■ **Written exercise**
Take every line from the first down to the line with "2610, 2260, 1960];" and set it down exactly, without the pictures.

■ **Raw data**
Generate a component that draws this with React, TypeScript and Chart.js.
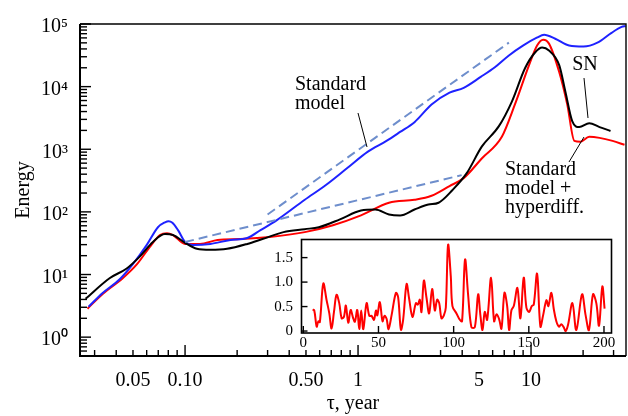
import React, { useEffect, useRef } from "react";
import { Chart, registerables } from "chart.js";

Chart.register(...registerables);

const FONT = '"Liberation Serif", "Times New Roman", serif';

// ---------- main plot data (tau in years, energy) ----------
const blueTau = [0.0277, 0.0334, 0.0419, 0.0498, 0.0601, 0.0697, 0.0765, 0.0803, 0.0845, 0.0911, 0.1, 0.111, 0.14, 0.183, 0.229, 0.273, 0.338, 0.492, 0.652, 0.863, 1.14, 1.46, 1.75, 2.12, 2.66, 3.38, 4.08, 5.12, 6.18, 7.45, 8.98, 10.8, 11.9, 13.8, 16.6, 20.1, 24.2, 29.2, 33.4, 35.2];
const blueE = [3.06, 5.07, 8.4, 14.5, 29.7, 56.9, 68, 71, 67, 51.1, 33.1, 29.7, 30.8, 35.6, 38.3, 51.1, 73.3, 156, 269, 497, 917, 1360, 1890, 2710, 5190, 8000, 9580, 14300, 20400, 31500, 45200, 60400, 67300, 58200, 45200, 43600, 50400, 72300, 89800, 93100];

const blackTau = [0.0266, 0.0366, 0.046, 0.0547, 0.0652, 0.0765, 0.0851, 0.1, 0.117, 0.14, 0.175, 0.229, 0.28, 0.371, 0.492, 0.593, 0.786, 1.04, 1.26, 1.51, 1.75, 2.12, 2.55, 2.92, 3.52, 4.25, 5.19, 6.52, 7.75, 9.23, 10.55, 11.6, 12.7, 14.55, 15.8, 17.3, 19.0, 21.7, 24.9, 28.8];
const blackE = [4.09, 8.72, 12.5, 19.3, 33.1, 44.2, 42.7, 32.0, 25.7, 24.8, 25.7, 30.8, 36.9, 47.5, 53.0, 56.9, 76.0, 105, 109, 91.0, 87.9, 109, 131, 140, 224, 415, 1100, 2340, 5780, 19700, 35100, 42100, 37700, 22000, 8280, 2810, 2260, 2610, 2260, 1960];

const redTau = [0.0273, 0.0334, 0.0436, 0.0526, 0.0626, 0.0716, 0.0786, 0.0851, 0.1, 0.122, 0.154, 0.209, 0.308, 0.492, 0.716, 1.04, 1.51, 2.12, 2.66, 3.38, 4.08, 5.19, 6.78, 8.07, 9.74, 10.84, 11.75, 12.7, 14.55, 16.2, 17.8, 19.3, 21.7, 24.9, 29.6, 34.7];
const redE = [2.85, 4.89, 8.72, 14.5, 27.7, 42.7, 45.8, 42.7, 30.8, 30.8, 35.6, 36.9, 39.7, 47.5, 61.2, 87.9, 140, 156, 181, 259, 346, 713, 1580, 5190, 22000, 45200, 56100, 48600, 17100, 5190, 1360, 1320, 1580, 1520, 1360, 1180];

const dashUpperTau = [0.3, 7.45];
const dashUpperE = [91, 50400];
const dashLowerTau = [0.1, 3.97];
const dashLowerE = [33.1, 386];

const xTickValues = [0.05, 0.1, 0.5, 1, 5, 10];
const xTickLabels = ["0.05", "0.10", "0.50", "1", "5", "10"];
const yTickValues = [1, 10, 100, 1000, 10000, 100000];
const yTickLabels = ["10⁰", "10¹", "10²", "10³", "10⁴", "10⁵"];

// ---------- inset data ----------
const insetX = [6.2, 7.3, 8.9, 10, 11, 13.3, 15.5, 17.3, 18.8, 20.4, 22.1, 23.9, 25.5, 27, 28.3, 29.9, 31.5, 33.2, 34.3, 35.9, 37.2, 38.5, 39.9, 42.1, 43.9, 45.4, 47, 48.3, 49.2, 50.9, 52.7, 54, 55.4, 56.7, 58.7, 61.6, 63.1, 64.9, 66.4, 68.7, 70.4, 72.6, 74.9, 76.2, 77.5, 78.6, 80.2, 81.9, 83.7, 85.7, 87.5, 89, 90.4, 91.9, 93.5, 94.8, 96.3, 98.1, 99.2, 101.9, 104.1, 105.6, 107.6, 109.6, 111.8, 114.1, 116.3, 117.8, 119.2, 120.7, 122.3, 124.9, 126.9, 128.5, 130.2, 131.8, 133.8, 135.6, 136.9, 138.4, 140, 142.4, 144.4, 146.6, 148.4, 150.2, 152, 153.3, 155.5, 157.7, 159.5, 161.7, 163, 165, 166.6, 168.3, 170.1, 171.6, 173.2, 174.5, 176.1, 179, 181.6, 185.4, 187.8, 190, 192.7, 194.9, 196.7, 198.9, 200.4];
const insetY = [0.44, 0.42, 0.09, 0.2, 0.18, 0.97, 0.63, 0.36, 0.05, 0.39, 0.74, 0.57, 0.26, 0.29, 0.52, 0.17, 0.43, 0.26, 0.19, 0.43, 0.04, 0.42, 0.04, 0.57, 0.31, 0.31, 0.23, 0.42, 0.32, 0.59, 0.2, 0.31, 0.25, 0.04, 0.32, 0.78, 0.69, 0.03, 0.23, 0.96, 0.66, 0.29, 0.57, 0.54, 0.64, 0.39, 1.03, 0.69, 0.36, 0.86, 0.42, 0.64, 0.57, 0.26, 0.32, 0.48, 1.76, 1.12, 0.51, 0.36, 0.23, 0.2, 1.46, 0.75, 0.08, 0.08, 0.75, 0.32, 0.02, 0.39, 0.23, 1.09, 0.2, 0.34, 0.25, 0.05, 0.78, 0.51, 0.02, 0.42, 0.51, 0.88, 0.26, 1.09, 0.48, 0.39, 0.51, 0.54, 1.17, 0.09, 0.32, 0.63, 0.51, 0.78, 0.45, 0.2, 0.09, 0.14, 0.08, 0.0, 0.13, 0.57, 0.02, 0.75, 0.32, 0.02, 0.75, 0.57, 0.11, 0.91, 0.46];
const insetXTicks = [0, 50, 100, 150, 200];
const insetXLabels = ["0", "50", "100", "150", "200"];
const insetYTicks = [0, 0.5, 1, 1.5];
const insetYLabels = ["0", "0.5", "1.0", "1.5"];

const BLUE = "#1e22ff";
const RED = "#ff0000";
const BLACK = "#000000";
const DASH = "#6e8ecc";

const toXY = (xs: number[], ys: number[]) => xs.map((x, i) => ({ x, y: ys[i] }));

export default function App() {
  const mainRef = useRef<HTMLCanvasElement>(null);
  const insetRef = useRef<HTMLCanvasElement>(null);

  useEffect(() => {
    const mainDecor = {
      id: "mainDecor",
      afterDraw(chart: any) {
        const ctx = chart.ctx;
        const { left, right, top, bottom } = chart.chartArea;
        const xs = chart.scales.x;
        const ys = chart.scales.y;
        ctx.save();
        ctx.strokeStyle = "#000";
        ctx.lineWidth = 1.4;
        for (let d = -2; d <= 1; d++) {
          for (let m = 1; m <= 9; m++) {
            const v = m * Math.pow(10, d);
            if (v < xs.min || v > xs.max) continue;
            const px = xs.getPixelForValue(v);
            const len = m === 1 ? 11 : 6;
            ctx.beginPath();
            ctx.moveTo(px, bottom);
            ctx.lineTo(px, bottom - len);
            ctx.stroke();
          }
        }
        for (let d = -1; d <= 5; d++) {
          for (let m = 1; m <= 9; m++) {
            const v = m * Math.pow(10, d);
            if (v < ys.min || v > ys.max) continue;
            const py = ys.getPixelForValue(v);
            const len = m === 1 ? 11 : 7;
            ctx.beginPath();
            ctx.moveTo(left, py);
            ctx.lineTo(left + len, py);
            ctx.stroke();
          }
        }
        ctx.lineWidth = 1.4;
        ctx.beginPath();
        ctx.moveTo(left, top);
        ctx.lineTo(right, top);
        ctx.lineTo(right, bottom);
        ctx.stroke();
        ctx.lineWidth = 2;
        ctx.beginPath();
        ctx.moveTo(left, top);
        ctx.lineTo(left, bottom);
        ctx.lineTo(right, bottom);
        ctx.stroke();

        ctx.fillStyle = "#000";
        ctx.font = `20px ${FONT}`;
        ctx.textBaseline = "middle";
        ctx.textAlign = "left";
        ctx.fillText("Standard", 295, 85);
        ctx.fillText("model", 295, 104);
        ctx.textAlign = "center";
        ctx.fillText("SN", 585, 65);
        ctx.textAlign = "left";
        ctx.fillText("Standard", 505, 170);
        ctx.fillText("model +", 505, 189);
        ctx.fillText("hyperdiff.", 505, 208);
        ctx.lineWidth = 1;
        ctx.beginPath();
        ctx.moveTo(358, 113);
        ctx.lineTo(367, 147);
        ctx.moveTo(584, 78);
        ctx.lineTo(588, 118);
        ctx.moveTo(569, 162);
        ctx.lineTo(584, 137);
        ctx.stroke();
        ctx.restore();
      },
    };

    const line = (xs: number[], ys: number[], color: string, extra: any = {}) => ({
      data: toXY(xs, ys),
      borderColor: color,
      borderWidth: 2,
      pointRadius: 0,
      fill: false,
      cubicInterpolationMode: "monotone",
      ...extra,
    });

    const main = new Chart(mainRef.current as HTMLCanvasElement, {
      type: "line",
      data: {
        datasets: [
          line(dashUpperTau, dashUpperE, DASH, { borderDash: [9, 5], cubicInterpolationMode: "default", tension: 0 }),
          line(dashLowerTau, dashLowerE, DASH, { borderDash: [9, 5], cubicInterpolationMode: "default", tension: 0 }),
          line(blackTau, blackE, BLACK),
          line(blueTau, blueE, BLUE),
          line(redTau, redE, RED),
        ] as any,
      },
      options: {
        responsive: false,
        animation: false,
        events: [],
        layout: { padding: { top: 18, right: 2, left: 0, bottom: 0 } },
        plugins: { legend: { display: false }, tooltip: { enabled: false } },
        scales: {
          x: {
            type: "logarithmic",
            min: 0.0247,
            max: 35.4,
            grid: { display: false, drawTicks: false },
            border: { display: false },
            afterBuildTicks: (s: any) => {
              s.ticks = xTickValues.map((v) => ({ value: v }));
            },
            afterFit: (s: any) => {
              s.height = 60;
            },
            ticks: {
              autoSkip: false,
              maxRotation: 0,
              minRotation: 0,
              padding: 13,
              color: "#000",
              font: { family: FONT, size: 20 },
              callback: (_v: any, i: number) => xTickLabels[i],
            },
            title: {
              display: true,
              text: "τ, year",
              color: "#000",
              font: { family: FONT, size: 20 },
              padding: { top: 0, bottom: 0 },
            },
          },
          y: {
            type: "logarithmic",
            min: 0.5,
            max: 100000,
            grid: { display: false, drawTicks: false },
            border: { display: false },
            afterBuildTicks: (s: any) => {
              s.ticks = yTickValues.map((v) => ({ value: v }));
            },
            afterFit: (s: any) => {
              s.width = 80;
            },
            ticks: {
              autoSkip: false,
              padding: 12,
              labelOffset: 3,
              color: "#000",
              font: { family: FONT, size: 20 },
              callback: (_v: any, i: number) => yTickLabels[i],
            },
            title: {
              display: true,
              text: "Energy",
              color: "#000",
              font: { family: FONT, size: 20 },
              padding: { top: 12, bottom: 0 },
            },
          },
        },
      } as any,
      plugins: [mainDecor],
    });

    const insetDecor = {
      id: "insetDecor",
      beforeDraw(chart: any) {
        const ctx = chart.ctx;
        const { left, right, top, bottom } = chart.chartArea;
        ctx.save();
        ctx.fillStyle = "#fff";
        ctx.fillRect(left, top, right - left, bottom - top);
        ctx.restore();
      },
      afterDraw(chart: any) {
        const ctx = chart.ctx;
        const { left, right, top, bottom } = chart.chartArea;
        const xs = chart.scales.x;
        const ys = chart.scales.y;
        ctx.save();
        ctx.strokeStyle = "#000";
        ctx.lineWidth = 1.4;
        insetXTicks.forEach((v) => {
          const px = xs.getPixelForValue(v);
          ctx.beginPath();
          ctx.moveTo(px, bottom);
          ctx.lineTo(px, bottom - 7);
          ctx.stroke();
        });
        insetYTicks.forEach((v) => {
          const py = ys.getPixelForValue(v);
          ctx.beginPath();
          ctx.moveTo(left, py);
          ctx.lineTo(left + 6, py);
          ctx.stroke();
        });
        ctx.lineWidth = 1.6;
        ctx.strokeRect(left, top, right - left, bottom - top);
        ctx.restore();
      },
    };

    const inset = new Chart(insetRef.current as HTMLCanvasElement, {
      type: "line",
      data: {
        datasets: [
          {
            data: toXY(insetX, insetY),
            borderColor: RED,
            borderWidth: 2,
            pointRadius: 0,
            fill: false,
            tension: 0.35,
          },
        ] as any,
      },
      options: {
        responsive: false,
        animation: false,
        events: [],
        layout: { padding: { top: 7, right: 6.5, left: 0, bottom: 0 } },
        plugins: { legend: { display: false }, tooltip: { enabled: false } },
        scales: {
          x: {
            type: "linear",
            min: -1.2,
            max: 205,
            grid: { display: false, drawTicks: false },
            border: { display: false },
            afterBuildTicks: (s: any) => {
              s.ticks = insetXTicks.map((v) => ({ value: v }));
            },
            afterFit: (s: any) => {
              s.height = 23;
            },
            ticks: {
              autoSkip: false,
              maxRotation: 0,
              minRotation: 0,
              padding: 1,
              color: "#000",
              font: { family: FONT, size: 15 },
              callback: (_v: any, i: number) => insetXLabels[i],
            },
          },
          y: {
            type: "linear",
            min: -0.04,
            max: 1.87,
            grid: { display: false, drawTicks: false },
            border: { display: false },
            afterBuildTicks: (s: any) => {
              s.ticks = insetYTicks.map((v) => ({ value: v }));
            },
            afterFit: (s: any) => {
              s.width = 39.5;
            },
            ticks: {
              autoSkip: false,
              padding: 8.5,
              color: "#000",
              font: { family: FONT, size: 15 },
              callback: (_v: any, i: number) => insetYLabels[i],
            },
          },
        },
      } as any,
      plugins: [insetDecor],
    });

    return () => {
      main.destroy();
      inset.destroy();
    };
  }, []);

  return (
    <div
      style={{
        position: "fixed",
        left: 0,
        top: 0,
        width: 628,
        height: 416,
        background: "#fff",
      }}
    >
      <canvas
        ref={mainRef}
        width={628}
        height={416}
        style={{ position: "absolute", left: 0, top: 0, width: 628, height: 416 }}
      />
      <canvas
        ref={insetRef}
        width={356}
        height={134}
        style={{ position: "absolute", left: 262, top: 222, width: 356, height: 134 }}
      />
    </div>
  );
}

■ **Answer to the exercise**
Generate a component that draws this with React, TypeScript and Chart.js.
import React, { useEffect, useRef } from "react";
import { Chart, registerables } from "chart.js";

Chart.register(...registerables);

const FONT = '"Liberation Serif", "Times New Roman", serif';

// ---------- main plot data (tau in years, energy) ----------
const blueTau = [0.0277, 0.0334, 0.0419, 0.0498, 0.0601, 0.0697, 0.0765, 0.0803, 0.0845, 0.0911, 0.1, 0.111, 0.14, 0.183, 0.229, 0.273, 0.338, 0.492, 0.652, 0.863, 1.14, 1.46, 1.75, 2.12, 2.66, 3.38, 4.08, 5.12, 6.18, 7.45, 8.98, 10.8, 11.9, 13.8, 16.6, 20.1, 24.2, 29.2, 33.4, 35.2];
const blueE = [3.06, 5.07, 8.4, 14.5, 29.7, 56.9, 68, 71, 67, 51.1, 33.1, 29.7, 30.8, 35.6, 38.3, 51.1, 73.3, 156, 269, 497, 917, 1360, 1890, 2710, 5190, 8000, 9580, 14300, 20400, 31500, 45200, 60400, 67300, 58200, 45200, 43600, 50400, 72300, 89800, 93100];

const blackTau = [0.0266, 0.0366, 0.046, 0.0547, 0.0652, 0.0765, 0.0851, 0.1, 0.117, 0.14, 0.175, 0.229, 0.28, 0.371, 0.492, 0.593, 0.786, 1.04, 1.26, 1.51, 1.75, 2.12, 2.55, 2.92, 3.52, 4.25, 5.19, 6.52, 7.75, 9.23, 10.55, 11.6, 12.7, 14.55, 15.8, 17.3, 19.0, 21.7, 24.9, 28.8];
const blackE = [4.09, 8.72, 12.5, 19.3, 33.1, 44.2, 42.7, 32.0, 25.7, 24.8, 25.7, 30.8, 36.9, 47.5, 53.0, 56.9, 76.0, 105, 109, 91.0, 87.9, 109, 131, 140, 224, 415, 1100, 2340, 5780, 19700, 35100, 42100, 37700, 22000, 8280, 2810, 2260, 2610, 2260, 1960];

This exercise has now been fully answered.